Similarly, Justice Kagan thought it important that according to one of the amici “about 60 percent of [these contracts] say quite explicitly ‘unvested.’ Yours doesn’t do that.” The natural implication of the exchange was that, in her view, the absence of such a commonly used phrase suggested that the natural reading of the contract would be to treat the benefits as vested.
To be sure, not all of the discussion leaned toward the union. The Chief Justice, for example, asked Ms. Clark whether “it [is] a traditional principle of contract interpretation that if you’re dealing with something as big a deal as health benefits for life, you might expect that to be addressed more specifically?” And several of the Justices said so little that it is difficult to predict what they would think when pressed to provide an actual vote.

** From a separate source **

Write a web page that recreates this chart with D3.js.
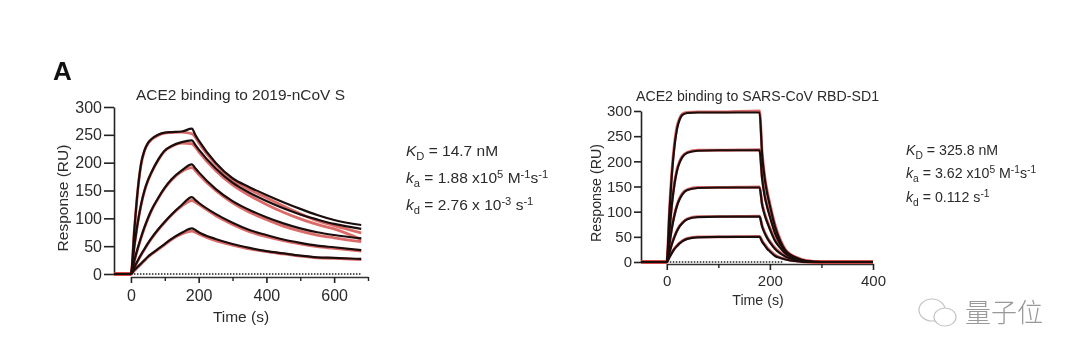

The only other thing that seems clear from the argument is that the Justices discern how poorly the agreements at issue were drafted. At a time when the vesting of these benefits was common, it is disappointing at best for the agreement to address the question so obliquely. I have the sense that Justice Scalia spoke for most of the Justices when he suggested:
You know, the nice thing about a contract case of this sort is you can’t feel bad about it. Whoever loses deserves to lose. I mean, this is obviously an important feature. Both sides knew it was left unaddressed, so whoever loses deserves to lose for casting this upon us when it could have been said very clearly in the contract. Such an important feature. So I hope we’ll get it right, but, you know, I can’t feel bad about it.
[Disclosure: Goldstein & Russell, P.C., whose attorneys contribute to this blog in various capacities, filed an amicus brief in support of neither party in this case.]